Bij iemand die besmet is met SARS-2-coronavirus zitten er veel van deze virussen in de luchtwegen. Vooral in de eerste week na de besmetting is dit zo. De virussen kunnen via druppeltjes in de uitademingslucht terechtkomen. Dat kan door hoesten en niezen, maar ook door spreken en zingen. Ook mensen die nog net niet ziek zijn en mensen die niet of nauwelijks ziek worden, blijken op deze manier veel virus te kunnen verspreiden.
Het virus in de uitademingslucht kan op verschillende manieren iemand anders besmetten:
- Als iemand het SARS-2-coronavirus in de luchtwegen heeft en hoest, niest, (luid) spreekt of zingt, worden druppeltjes met daarin coronavirussen in de directe omgeving verspreid. Deze druppeltjes kunnen op de huid of slijmvliezen van iemand anders terechtkomen en deze persoon kan dan besmet raken, zoals onder punt 3 wordt uitgelegd.
Druppeltjes kunnen in grootte variëren van 0,2 tot 200 micrometer (ter vergelijking: een menselijke haar is ongeveer 50 micrometer dik). We weten inmiddels dat virus-bevattende druppeltjes groter dan zo’n 100 micrometer een belangrijke besmettingsbron vormen. Deze deeltjes vallen binnen ongeveer 1,5 meter op de grond. Dat is waarop de Nederlandse maatregel van 1,5 meter afstand tot elkaar houden is gebaseerd. - Er zijn inmiddels aanwijzingen dat mensen het virus ook kunnen verspreiden via druppeltjes kleiner dan 100 micrometer. Deze klein druppeltjes worden aërosolen genoemd en zijn vergelijkbaar met nevel of mist. Net als nevel of mist blijven deze deeltjes langer in de lucht zweven en kunnen ze over een langere afstand dan 1,5 meter vatbare mensen bereiken.
- Verder zal iemand die coronavirussen in de luchtwegen heeft, gemakkelijk de eigen handen besmetten. Door vervolgens iemand anders aan te raken (bijvoorbeeld door handen schudden), wordt de huid van die ander besmet met virussen. Door bijvoorbeeld met een besmette hand in de ogen te wrijven of de neus of mond aan te raken kunnen de virussen op de slijmvliezen terechtkomen. Daar kunnen ze zich vermenigvuldigen en iemand ziek maken.

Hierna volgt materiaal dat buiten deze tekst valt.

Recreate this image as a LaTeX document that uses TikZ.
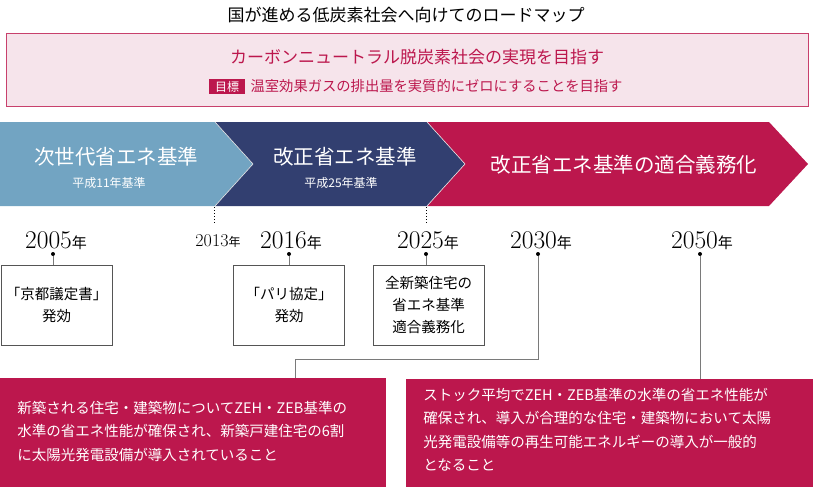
\documentclass[tikz,border=0pt]{standalone}
\usepackage{fontspec}
\newfontfamily\cjk{Noto Sans CJK JP}
\usetikzlibrary{positioning}
\definecolor{pinkbg}{HTML}{F6E4EB}
\definecolor{pinkline}{HTML}{C8406C}
\definecolor{crimson}{HTML}{BC174D}
\definecolor{skyblue}{HTML}{72A4C2}
\definecolor{navy}{HTML}{323F70}
\definecolor{boxline}{HTML}{555555}
\definecolor{stemline}{HTML}{7A7A7A}
\tikzset{
  stagetitle/.style={inner sep=0pt,text=white,font=\cjk\fontsize{20.5}{24}\selectfont},
  stagesub/.style={inner sep=0pt,text=white,font=\cjk\fontsize{12}{14}\selectfont},
  yearlabel/.style={inner sep=0pt,anchor=base,font=\fontsize{25.5}{28}\selectfont},
  yeardot/.style={circle,fill=black,inner sep=0pt,minimum size=4pt},
  eventbox/.style={draw=boxline,line width=.8pt,fill=white,minimum width=111pt,minimum height=80pt,
    inner sep=0pt,align=center,font=\cjk\fontsize{14.5}{22}\selectfont},
  targetbox/.style={fill=crimson,text=white,anchor=north west,inner sep=0pt,align=left,
    font=\cjk\fontsize{14.5}{23.3}\selectfont},
  stem/.style={draw=stemline,line width=1pt}
}
\newcommand{\nen}[1][15]{{\cjk\fontsize{#1}{#1}\selectfont 年}}
\begin{document}
\begin{tikzpicture}[x=1pt,y=-1pt,line width=.6pt]
\path[use as bounding box] (0,0) rectangle (813,487);
% title and goal
\node[inner sep=0pt,font=\cjk\fontsize{17}{20}\selectfont] (title) at (406,15) {国が進める低炭素社会へ向けてのロードマップ};
\node[draw=pinkline,fill=pinkbg,line width=.8pt,minimum width=802pt,minimum height=73pt,inner sep=0pt] (goal) at (407,69.5) {};
\node[inner sep=0pt,text=crimson,font=\cjk\fontsize{17}{20}\selectfont] (vision) at (417,57) {カーボンニュートラル脱炭素社会の実現を目指す};
\node[fill=crimson,text=white,minimum width=36pt,minimum height=15pt,inner sep=0pt,font=\cjk\fontsize{12}{14}\selectfont] (tag) at (227,86.5) {目標};
\node[inner sep=0pt,right=5pt of tag,text=crimson,font=\cjk\fontsize{14.3}{17}\selectfont] (aim) {温室効果ガスの排出量を実質的にゼロにすることを目指す};
% stage arrows
\fill[skyblue] (0,122) -- (215,122) -- (253,164) -- (215,206) -- (0,206) -- cycle;
\fill[navy] (215,122) -- (427,122) -- (465,164) -- (427,206) -- (215,206) -- (253,164) -- cycle;
\fill[crimson] (427,122) -- (769,122) -- (808,164) -- (769,206) -- (427,206) -- (465,164) -- cycle;
\draw[white!80!gray] (215,122) -- (253,164) -- (215,206);
\draw[white!80!gray] (427,122) -- (465,164) -- (427,206);
\node[stagetitle] (nextgen) at (116,157) {次世代省エネ基準};
\node[stagesub] (h11) at (109,183) {平成11年基準};
\node[stagetitle] (revised) at (345,157) {改正省エネ基準};
\node[stagesub] (h25) at (341,183) {平成25年基準};
\node[stagetitle] (mandate) at (624,165) {改正省エネ基準の適合義務化};
% dotted marks
\coordinate (m2013) at (214,207);
\coordinate (m2013e) at (214,224);
\coordinate (m2025) at (426,207);
\coordinate (m2025e) at (426,224);
\draw[dotted,line width=1pt] (m2013) -- (m2013e);
\draw[dotted,line width=1pt] (m2025) -- (m2025e);
% years
\node[yearlabel] (y2005) at (56,248) {2005\nen};
\node[yearlabel,font=\fontsize{18}{20}\selectfont] (y2013) at (218,246) {2013\nen[12]};
\node[yearlabel] (y2016) at (291,248) {2016\nen};
\node[yearlabel] (y2025) at (428,248) {2025\nen};
\node[yearlabel] (y2030) at (541,248) {2030\nen};
\node[yearlabel] (y2050) at (702,248) {2050\nen};
\node[yeardot] (d2005) at (53,254) {};
\node[yeardot] (d2016) at (289,254) {};
\node[yeardot] (d2025) at (426,254) {};
\node[yeardot] (d2030) at (538,254) {};
\node[yeardot] (d2050) at (700,254) {};
% events
\node[eventbox] (kyoto) at (56.5,305) {「京都議定書」\\発効};
\node[eventbox] (paris) at (289,305) {「パリ協定」\\発効};
\node[eventbox] (allnew) at (428.5,305) {全新築住宅の\\省エネ基準\\適合義務化};
\draw[stem] (d2005) -- (d2005 |- kyoto.north);
\draw[stem] (d2016) -- (d2016 |- paris.north);
\draw[stem] (d2025) -- (d2025 |- allnew.north);
% targets
\fill[crimson] (0,378) rectangle (386,487);
\fill[crimson] (406,379) rectangle (813,487);
\node[targetbox] (t2030) at (17,401) {新築される住宅・建築物についてZEH・ZEB基準の\\水準の省エネ性能が確保され、新築戸建住宅の6割\\に太陽光発電設備が導入されていること};
\node[targetbox] (t2050) at (423,388) {ストック平均でZEH・ZEB基準の水準の省エネ性能が\\確保され、導入が合理的な住宅・建築物において太陽\\光発電設備等の再生可能エネルギーの導入が一般的\\となること};
\coordinate (bend) at (295,359);
\draw[stem] (d2030) |- (bend) -- (bend |- 0,378);
\draw[stem] (d2050) -- (d2050 |- 0,379);
\end{tikzpicture}
\end{document}
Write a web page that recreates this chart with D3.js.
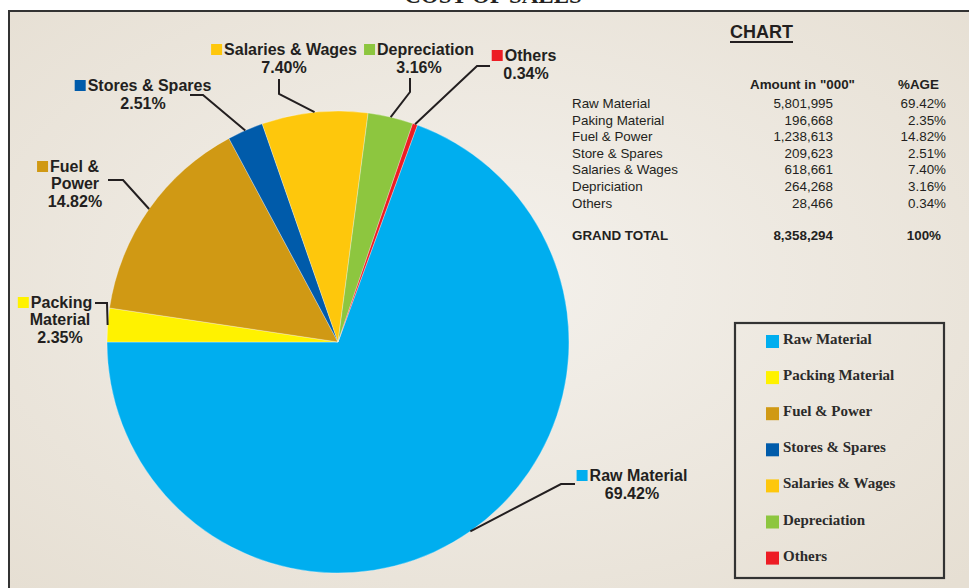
<!DOCTYPE html>
<html>
<head>
<meta charset="utf-8">
<script src="https://cdn.jsdelivr.net/npm/d3@7"></script>
<style>
  body { margin: 0; background: #ffffff; }
  svg { display: block; }
</style>
</head>
<body>
<div id="chart"></div>
<script>
// Chart data
const categories = ["Raw Material", "Packing Material", "Fuel & Power", "Stores & Spares", "Salaries & Wages", "Depreciation", "Others"];
const tableNames = ["Raw Material", "Paking Material", "Fuel & Power", "Store & Spares", "Salaries & Wages", "Depriciation", "Others"];
const amounts = [5801995, 196668, 1238613, 209623, 618661, 264268, 28466];
const percents = [69.42, 2.35, 14.82, 2.51, 7.40, 3.16, 0.34];
const colors = ["#00aeef", "#fff200", "#d09914", "#005baa", "#fec70c", "#8dc63f", "#ed1c24"];

// Where each data label sits and how its leader line bends
// (fx = centre of the first line with its key square, cx = centre of the rest)
const labelLayout = [
    { fx: 632, cx: 632, y: 481, lines: ["Raw Material"], knee: [561, 484], end: [575, 484] },
    { fx: 55, cx: 60, y: 308, lines: ["Packing", "Material"], knee: [107, 303], end: [95, 303] },
    { fx: 68, cx: 75, y: 172, lines: ["Fuel &", "Power"], knee: [123, 180], end: [108, 180] },
    { fx: 143, cx: 143, y: 91, lines: ["Stores & Spares"], knee: [203, 95], end: [190, 95] },
    { fx: 284, cx: 284, y: 55, lines: ["Salaries & Wages"], knee: [279, 94], end: [279, 79] },
    { fx: 419, cx: 419, y: 55, lines: ["Depreciation"], knee: [410, 92], end: [410, 78] },
    { fx: 524, cx: 526, y: 61, lines: ["Others"], knee: [477, 66], end: [490, 66] }
];

const width = 969, height = 588;
const textColor = "#231f20";
const sans = "'Liberation Sans', Arial, sans-serif";
const serif = "'Liberation Serif', 'Times New Roman', serif";

const svg = d3.select("#chart").append("svg")
    .attr("width", width)
    .attr("height", height);

// Background gradient inside the frame
const defs = svg.append("defs");
const grad = defs.append("radialGradient")
    .attr("id", "bg")
    .attr("cx", "48%").attr("cy", "45%").attr("r", "70%");
grad.append("stop").attr("offset", "0%").attr("stop-color", "#f4f1ec");
grad.append("stop").attr("offset", "100%").attr("stop-color", "#e6dfd3");

// Title, mostly above the visible area as in the original
svg.append("text")
    .attr("x", 493).attr("y", 3)
    .attr("text-anchor", "middle")
    .style("font-family", serif)
    .style("font-weight", "bold")
    .style("font-size", "23px")
    .style("fill", textColor)
    .text("COST OF SALES");

svg.append("rect")
    .attr("x", 9).attr("y", 11)
    .attr("width", 980).attr("height", 600)
    .attr("fill", "url(#bg)")
    .attr("stroke", "#333")
    .attr("stroke-width", 2);

// Pie
const cx = 338, cy = 342, radius = 231;
const total = d3.sum(amounts);
// Raw Material ends at 9 o'clock, slices run clockwise
const a0 = 1.5 * Math.PI - 2 * Math.PI * amounts[0] / total;

const pie = d3.pie().sort(null).value(d => d)
    .startAngle(a0).endAngle(a0 + 2 * Math.PI);
const arcs = pie(amounts);
const arc = d3.arc().innerRadius(0).outerRadius(radius);
const edgeArc = d3.arc().innerRadius(radius).outerRadius(radius);

const pieG = svg.append("g").attr("transform", `translate(${cx},${cy})`);
pieG.selectAll("path")
    .data(arcs)
    .enter().append("path")
    .attr("d", arc)
    .attr("fill", (d, i) => colors[i])
    .attr("stroke", "#ffffff")
    .attr("stroke-opacity", 0.5)
    .attr("stroke-width", 0.6);

// Leader lines
const line = d3.line();
svg.append("g").selectAll("path")
    .data(arcs)
    .enter().append("path")
    .attr("d", (d, i) => {
        const p = edgeArc.centroid(d);
        const L = labelLayout[i];
        return line([[p[0] + cx, p[1] + cy], L.knee, L.end]);
    })
    .attr("fill", "none")
    .attr("stroke", "#231f20")
    .attr("stroke-width", 2);

// Data labels
const lineH = 17;
labelLayout.forEach((L, i) => {
    const g = svg.append("g")
        .style("font-family", sans)
        .style("font-weight", "bold")
        .style("font-size", "16px")
        .style("fill", textColor);
    const first = g.append("text")
        .attr("y", L.y)
        .text(L.lines[0]);
    const w = first.node().getComputedTextLength();
    const x0 = L.fx - (w + 13) / 2;
    first.attr("x", x0 + 13);
    g.append("rect")
        .attr("x", x0).attr("y", L.y - 11)
        .attr("width", 11).attr("height", 11)
        .attr("fill", colors[i]);
    L.lines.slice(1).forEach((t, k) => {
        g.append("text")
            .attr("x", L.cx).attr("y", L.y + lineH * (k + 1))
            .attr("text-anchor", "middle")
            .text(t);
    });
    g.append("text")
        .attr("x", L.cx).attr("y", L.y + lineH * L.lines.length + 1)
        .attr("text-anchor", "middle")
        .text(d3.format(".2f")(percents[i]) + "%");
});

// Table
const tbl = svg.append("g")
    .style("font-family", sans)
    .style("font-size", "13.4px")
    .style("fill", textColor);

const chartTitle = svg.append("text")
    .attr("x", 730).attr("y", 38)
    .style("font-family", sans)
    .style("font-weight", "bold")
    .style("font-size", "18px")
    .style("fill", textColor)
    .text("CHART");
const tw = chartTitle.node().getComputedTextLength();
svg.append("rect")
    .attr("x", 730).attr("y", 41)
    .attr("width", tw).attr("height", 2)
    .attr("fill", textColor);

tbl.append("text").attr("x", 750).attr("y", 89)
    .style("font-weight", "bold").text('Amount in "000"');
tbl.append("text").attr("x", 898).attr("y", 89)
    .style("font-weight", "bold").text("%AGE");

const rowY = d3.scaleLinear().domain([0, 1]).range([108, 124.6]);
tableNames.forEach((name, i) => {
    tbl.append("text").attr("x", 572).attr("y", rowY(i)).text(name);
    tbl.append("text").attr("x", 833).attr("y", rowY(i))
        .attr("text-anchor", "end").text(d3.format(",")(amounts[i]));
    tbl.append("text").attr("x", 946).attr("y", rowY(i))
        .attr("text-anchor", "end").text(d3.format(".2f")(percents[i]) + "%");
});

const totY = 240;
tbl.append("text").attr("x", 572).attr("y", totY)
    .style("font-weight", "bold").text("GRAND TOTAL");
tbl.append("text").attr("x", 833).attr("y", totY)
    .attr("text-anchor", "end").style("font-weight", "bold")
    .text(d3.format(",")(total));
tbl.append("text").attr("x", 941).attr("y", totY)
    .attr("text-anchor", "end").style("font-weight", "bold")
    .text(d3.format(".0f")(d3.sum(percents)) + "%");

// Legend
svg.append("rect")
    .attr("x", 735).attr("y", 323)
    .attr("width", 209).attr("height", 255)
    .attr("fill", "none")
    .attr("stroke", "#333")
    .attr("stroke-width", 2.2);

const legY = d3.scaleLinear().domain([0, 1]).range([344, 380.1]);
const leg = svg.append("g").selectAll("g")
    .data(categories)
    .enter().append("g")
    .attr("transform", (d, i) => `translate(766,${legY(i)})`);
leg.append("rect")
    .attr("x", 0).attr("y", -9)
    .attr("width", 13).attr("height", 13)
    .attr("fill", (d, i) => colors[i]);
leg.append("text")
    .attr("x", 17).attr("y", 0)
    .style("font-family", serif)
    .style("font-weight", "bold")
    .style("font-size", "15px")
    .style("fill", "#2b2b2b")
    .text(d => d);
</script>
</body>
</html>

- Besmette handen en besmette druppeltjes kunnen ook op voorwerpen terechtkomen, bijvoorbeeld op deurknoppen, trapleuningen, liftknoppen, winkelwagentjes, mobiele telefoons, toetsenborden en borden, glazen en bestek. Wanneer iemand die vatbaar is zulke besmette voorwerpen aanraakt, kan deze persoon besmet worden en ziek worden. We noemen dit indirecte overdracht. 1 Ter vergelijking: een menselijke haar is ongeveer 50 micrometer dik.
De overheid heeft een aantal maatregelen genomen om de epidemie te bestrijden:
- Elkaar geen handen geven (gericht tegen nummer 3)
- Regelmatig de handen wassen of desinfecteren (gericht tegen nummer 3 en 4)
- 1,5 m afstand houden tot elkaar (gericht tegen nummer 1 en ook 2)
- Het dragen van mondkapjes (gericht tegen nummer 1 en 2)
- Het reinigen en desinfecteren van voorwerpen (zoals winkelwagentjes) (gericht tegen nummer 4).
Hoe belangrijk de verschillende manieren van overdracht zijn is niet helemaal duidelijk. Dat komt doordat het moeilijk te achterhalen is welke van de vier manieren een rol heeft gespeeld bij besmetting en doordat er steeds gekozen is voor combinaties van maatregelen.
De kans op besmetting door indirect contact (nummer 4) lijkt klein te zijn. De 1,5-meter-regel werkt goed in het verminderen van besmettingen. Dat is wat men zou verwachten bij verspreiding door zowel druppels als aërosolen, die juist op korte afstanden hoge concentraties kunnen bereiken (denk maar aan ademwolkjes op koude dagen).
Hoe belangrijk de bijdrage van de aërosolen (nummer 2) voor de verspreiding van het SARS-2- coronavirus is, wordt door wetenschappers nog volop onderzocht en bediscussieerd. De “overleving” van het virus in deze kleine druppeltjes is afhankelijk van vele factoren. Dit wordt hieronder verder uitgelegd. Het is inmiddels wel zeer aannemelijk dat in slecht geventileerde ruimtes, waarin zich één of enkele mensen bevinden die veel virus verspreiden, besmetting door zowel grotere druppeltjes als door aërosolen kan plaatsvinden. Vandaar het dringende advies om bedompte en slecht geventileerde ruimtes met veel mensen erin goed te ventileren.